Civil aviation operations at the airfield, known as Kursk-Vostochnyi, ceased in Feb. 2022, the month Russia launched its full-scale invasion of Ukraine. The Kursk region borders Ukraine, and was invaded by Kyiv in August in an operation involving an estimated 10,000 troops, according to the Carnegie Endowment for International Peace. Ukraine currently controls some 650 square kilometers in the region.
In addition to the airfield strike, the Kremlin also confirmed that Ukraine on Saturday had used five ATACMS missiles to hit S-400 missile positions in Lotarevka, a village in Kursk region. “Three missiles were destroyed, while two hit the target,” the Russian defense ministry told Ria Novosti on Tuesday.
Kyiv has officially confirmed only the S-400 attacks and has not identified the missiles it used.
“[The] Ukrainian Army carried out a group strike on the positions of the anti-aircraft missile division 1490 ... of the Russian Federation in Kursk region.

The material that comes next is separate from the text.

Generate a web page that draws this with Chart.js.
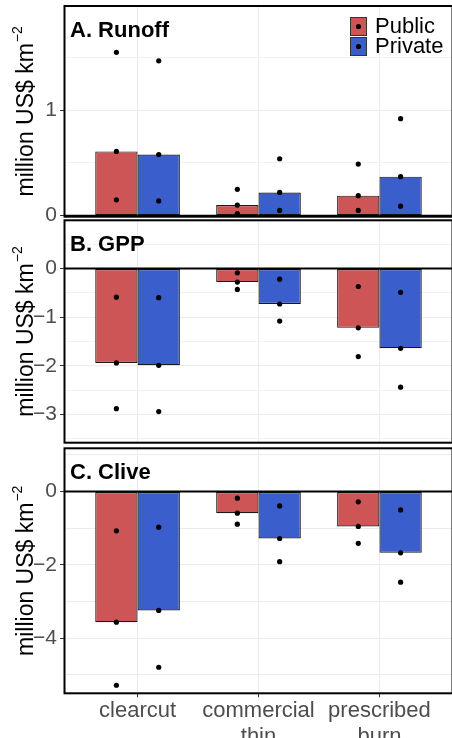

A successful hit was recorded on the radar station of the S-400 anti-aircraft missile system,” Kyiv’s General Staff said in a statement Monday.

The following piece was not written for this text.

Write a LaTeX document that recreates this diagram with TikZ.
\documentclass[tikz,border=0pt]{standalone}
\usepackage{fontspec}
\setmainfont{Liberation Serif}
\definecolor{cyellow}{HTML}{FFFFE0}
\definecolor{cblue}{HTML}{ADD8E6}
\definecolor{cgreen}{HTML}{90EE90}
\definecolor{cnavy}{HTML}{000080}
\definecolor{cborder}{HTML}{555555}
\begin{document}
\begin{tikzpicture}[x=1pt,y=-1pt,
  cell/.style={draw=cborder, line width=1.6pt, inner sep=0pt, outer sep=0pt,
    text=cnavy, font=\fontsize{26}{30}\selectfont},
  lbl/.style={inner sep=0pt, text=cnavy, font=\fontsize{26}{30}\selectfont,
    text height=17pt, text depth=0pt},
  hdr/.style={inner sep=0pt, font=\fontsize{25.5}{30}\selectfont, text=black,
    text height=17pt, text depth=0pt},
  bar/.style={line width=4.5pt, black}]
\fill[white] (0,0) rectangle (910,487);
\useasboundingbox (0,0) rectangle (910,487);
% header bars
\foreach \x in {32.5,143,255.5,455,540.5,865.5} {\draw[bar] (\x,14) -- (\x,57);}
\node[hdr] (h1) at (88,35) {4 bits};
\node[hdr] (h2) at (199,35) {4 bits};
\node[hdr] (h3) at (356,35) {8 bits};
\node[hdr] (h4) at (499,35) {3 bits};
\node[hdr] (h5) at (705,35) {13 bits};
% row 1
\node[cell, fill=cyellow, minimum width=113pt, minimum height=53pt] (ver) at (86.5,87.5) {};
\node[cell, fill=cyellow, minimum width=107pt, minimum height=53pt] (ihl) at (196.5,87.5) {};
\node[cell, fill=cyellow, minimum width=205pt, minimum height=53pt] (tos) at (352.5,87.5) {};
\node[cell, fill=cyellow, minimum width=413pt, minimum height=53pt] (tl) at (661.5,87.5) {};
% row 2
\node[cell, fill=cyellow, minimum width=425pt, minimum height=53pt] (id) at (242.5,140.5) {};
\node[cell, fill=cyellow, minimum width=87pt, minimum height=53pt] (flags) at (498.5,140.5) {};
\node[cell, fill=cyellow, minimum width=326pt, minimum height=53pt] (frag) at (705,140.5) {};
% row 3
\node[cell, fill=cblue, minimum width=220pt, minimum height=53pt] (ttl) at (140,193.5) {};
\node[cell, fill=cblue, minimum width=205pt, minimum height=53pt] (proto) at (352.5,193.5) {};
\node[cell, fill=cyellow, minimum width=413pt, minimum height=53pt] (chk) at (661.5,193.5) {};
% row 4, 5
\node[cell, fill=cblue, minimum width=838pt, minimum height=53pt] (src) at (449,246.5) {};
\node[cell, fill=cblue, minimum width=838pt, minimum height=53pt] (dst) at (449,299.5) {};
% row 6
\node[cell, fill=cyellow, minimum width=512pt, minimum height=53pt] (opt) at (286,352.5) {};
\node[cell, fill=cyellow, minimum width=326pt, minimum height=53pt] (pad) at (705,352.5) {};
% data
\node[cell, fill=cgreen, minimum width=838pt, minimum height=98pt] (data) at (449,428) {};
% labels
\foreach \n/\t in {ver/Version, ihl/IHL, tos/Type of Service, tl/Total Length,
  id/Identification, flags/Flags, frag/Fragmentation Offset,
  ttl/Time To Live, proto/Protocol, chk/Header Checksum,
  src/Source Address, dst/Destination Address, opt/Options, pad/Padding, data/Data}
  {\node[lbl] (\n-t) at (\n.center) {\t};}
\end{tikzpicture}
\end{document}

“[The] S-400 unit conducted combat operations in the “ground-to-ground” mode, i.e. hitting stationary ground targets, mostly civilian objects and peaceful residents of settlements in the front-line regions of Ukraine,” the statement added.
The General Staff did not respond to requests to comment on the Kursk-Vostochnyi airfield strike. However, Ukrainian open-source intelligence community CyberBoroshno, which monitors Ukraine’s strikes in Russia, confirmed that at least two ATACMS cluster missiles had hit the airfield.
Ukraine rarely reveals what types of missiles or drones it uses to hit targets in Russia. The White House, however, has confirmed that the Ukrainians have been using ATACMS.
“Right now, they are able to use ATACMS to defend themselves, you know, in an immediate-need basis ... understandably, that’s taking place in and around Kursk,” White House National Security Communications Adviser John Kirby said at a briefing Monday.
“Obviously, we did change the guidance and gave them guidance that they could use them ... to strike these particular types of targets,” Kirby said, but provided no further details.